For Sale: the Presidential Seal

WASHINGTON (CN) – Everything seems to be for sale these days, including the Great Seal of the United States. A California company claims the U.S. Secret Service Uniformed Division Benefit Fund (c/o the White House Gift Shop) sold it rights to the Presidential Seal and the Great Seal of the United States – but left out the part about the White House Counsel having to approve it.

     Capstone S.G., based in Sherman Oaks, sued the Secret Service Uniformed Division Benefit Fund c/o the White House Gift Shop, the Licensing Group Ltd. of Los Angeles, and its attorney Peter Eichler of Scottsdale, Ariz., alleging fraud, breach of contract, breach of warranty and consumer law violations.
     Capstone claims the defendants sold it the rights to print the Great Seal of the United States and the seals of the President, the Vice President, the White House and Air Force One on watches and other products for 4 years.
     “Capstone’s business model was first based on commercializing the Presidential Seal on licensed products,” the company says in its Superior Court complaint. It claims that the Secret Service and the Licensing Group assured it that approval from any other entity was not necessary.
     “Mr. Danny Simon, President of defendant TLG repeatedly told Capstone and others that the Fund had the right to grant Capstone the exclusive license to use the seals the Fund was licensing, and that the licenses would be valid and enforceable,” the complaint states.
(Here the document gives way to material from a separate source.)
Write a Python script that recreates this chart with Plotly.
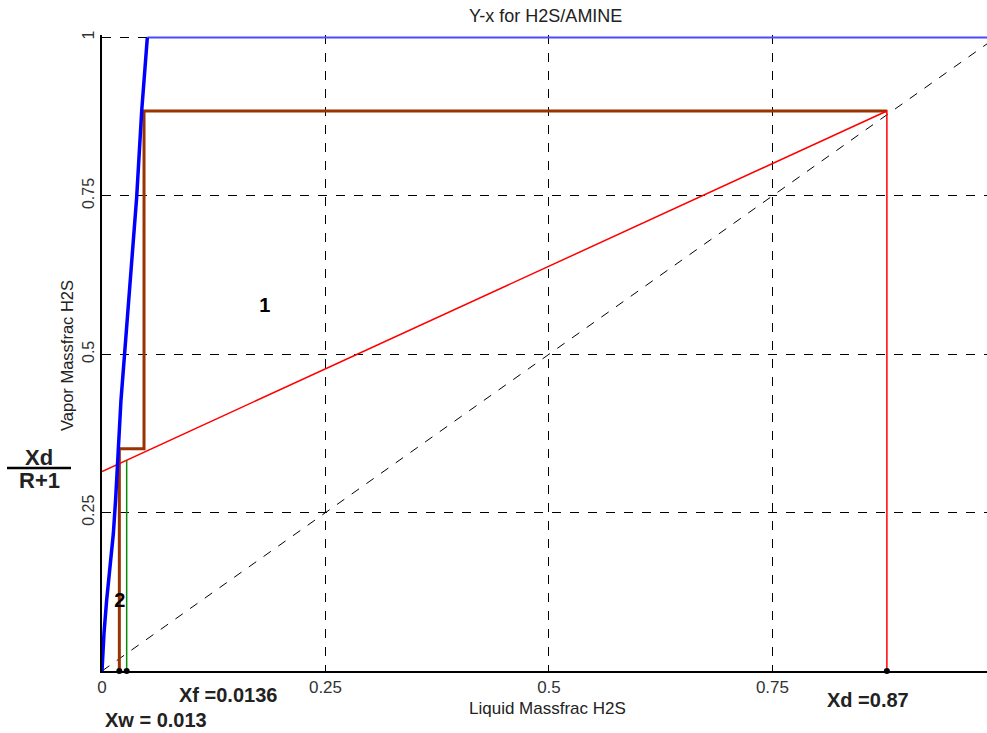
import plotly.graph_objects as go

# Equilibrium curve (blue)
eq_x = [0, 0.0022, 0.0052, 0.009, 0.0127, 0.0152, 0.0171, 0.019, 0.0212, 0.025, 0.032, 0.0388, 0.0444, 0.047, 0.049, 0.0507]
eq_y = [0, 0.059, 0.112, 0.165, 0.217, 0.27, 0.322, 0.375, 0.427, 0.496, 0.625, 0.748, 0.884, 0.927, 0.964, 1.0]
eq_top_x = [0.0507, 1.0]
eq_top_y = [1.0, 1.0]

# Diagonal y = x
diag_x = [0, 1]
diag_y = [0, 1]

# Stage steps (brown)
step_x = [0.0194, 0.0194, 0.047, 0.047, 0.878]
step_y = [0.0, 0.351, 0.351, 0.884, 0.884]

# Operating line (red)
op_x = [0.0, 0.878, 0.878]
op_y = [0.315, 0.884, 0.0]

# Feed line (green)
feed_x = [0.0276, 0.0276]
feed_y = [0.0, 0.333]

# Markers on x-axis
mark_x = [0.0194, 0.0276, 0.878]
mark_y = [0, 0, 0]

# Stage numbers
stage_labels = ["1", "2"]
stage_x = [0.182, 0.020]
stage_y = [0.574, 0.109]

x_ticks = [0, 0.25, 0.5, 0.75]
x_tick_text = ["0", "0.25", "0.5", "0.75"]
y_ticks = [0.25, 0.5, 0.75, 1]
y_tick_text = ["0.25", "0.5", "0.75", "1"]

fig = go.Figure()
fig.add_trace(go.Scatter(x=diag_x, y=diag_y, mode="lines",
                         line=dict(color="black", width=1, dash="dash")))
fig.add_trace(go.Scatter(x=eq_top_x, y=eq_top_y, mode="lines",
                         line=dict(color="#4a4aff", width=2)))
fig.add_trace(go.Scatter(x=feed_x, y=feed_y, mode="lines",
                         line=dict(color="#0a8a0a", width=1.5)))
fig.add_trace(go.Scatter(x=step_x, y=step_y, mode="lines",
                         line=dict(color="#993300", width=3)))
fig.add_trace(go.Scatter(x=op_x, y=op_y, mode="lines",
                         line=dict(color="#ff0000", width=1.5)))
fig.add_trace(go.Scatter(x=eq_x, y=eq_y, mode="lines",
                         line=dict(color="#0000ff", width=3.5)))
fig.add_trace(go.Scatter(x=mark_x, y=mark_y, mode="markers", cliponaxis=False,
                         marker=dict(color="black", size=6)))
fig.add_trace(go.Scatter(x=stage_x, y=stage_y, mode="text", text=stage_labels,
                         textfont=dict(family="Liberation Sans", size=20, color="black"),
                         texttemplate="<b>%{text}</b>"))

W, H = 885, 636
def px(x):
    return (x - 102) / W
def py(y):
    return (671 - y) / H

annots = [
    dict(text="Y-x for H2S/AMINE", x=px(545), y=py(16), size=18, bold=False, angle=0),
    dict(text="Liquid Massfrac H2S", x=px(547), y=py(708), size=17, bold=False, angle=0),
    dict(text="Vapor Massfrac H2S", x=px(67), y=py(356), size=16.5, bold=False, angle=-90),
    dict(text="Xf =0.0136", x=px(228), y=py(695), size=20, bold=True, angle=0),
    dict(text="Xw = 0.013", x=px(156), y=py(720), size=20, bold=True, angle=0),
    dict(text="Xd =0.87", x=px(868), y=py(700), size=20, bold=True, angle=0),
    dict(text="Xd", x=px(39), y=py(457), size=22, bold=True, angle=0),
    dict(text="R+1", x=px(39), y=py(480), size=22, bold=True, angle=0),
]
for a in annots:
    t = "<b>%s</b>" % a["text"] if a["bold"] else a["text"]
    fig.add_annotation(text=t, x=a["x"], y=a["y"], xref="paper", yref="paper",
                       xanchor="center", yanchor="middle", showarrow=False,
                       textangle=a["angle"],
                       font=dict(family="Liberation Sans", size=a["size"],
                                 color="#222222"))

fig.add_shape(type="line", xref="paper", yref="paper",
              x0=px(7), x1=px(71), y0=py(468), y1=py(468),
              line=dict(color="black", width=2.5))

fig.update_layout(
    width=987, height=733,
    margin=dict(l=102, r=0, t=35, b=62),
    paper_bgcolor="white", plot_bgcolor="white",
    showlegend=False,
    xaxis=dict(range=[0, 0.99], tickvals=x_ticks, ticktext=x_tick_text,
               showgrid=True, gridcolor="black", griddash="dash", gridwidth=1,
               zeroline=False, showline=True, linecolor="black", linewidth=1.5,
               ticks="", tickfont=dict(family="Liberation Sans", size=17, color="#333333")),
    yaxis=dict(range=[0, 1.004], tickvals=y_ticks, ticktext=y_tick_text,
               tickangle=-90,
               showgrid=True, gridcolor="black", griddash="dash", gridwidth=1,
               zeroline=False, showline=True, linecolor="black", linewidth=1.5,
               ticks="", tickfont=dict(family="Liberation Sans", size=16, color="#333333")),
)

fig.write_html("out.html")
     So, Capstone says, it began developing products, seeking outside investors who projected that Capstone would be worth $19.6 million after 5 years.
“Mr. Simon and defendant Eichler also assured Capstone and its potential investors and strategic partners that the Fund would extend Capstone’s current licensing agreements for an additional 11 years (for a total of 15 years) in exchange for payment of an additional advance/guaranty of $100,000,” the complaint states. (Parentheses in complaint.)
     But, much to its surprise, Capstone says, 2 years in the deal, it got a letter from The Licensing Group telling it to stop using the seals.
     “In this letter, Mr. Simon informed Capstone that, contrary to defendants’ prior representations, including in the Licensing Agreements, Capstone could no longer use these marks by order of the White House Counsel,” Capstone says. “After apologizing for ‘any problems’ caused by this abrupt reversal, the letter claims that the Fund and [Tom] Muldoon had ‘no control over the matter, as control of this material resides with the offices of the Counsel to the President.'”
     Tom Muldoon, not named as a defendant, is president of the Secret Service Benefit Fund, according to the complaint.
     The complaint adds: “Because Capstone’s entire business at the time was devoted to commercializing the marks described in the Licensing Agreements on licensed products, defendants’ cease and desist letter destroyed Capstone’s business.”
     Capstone seeks punitive damages. It is represented by Laurel Malson with Crowell Moring.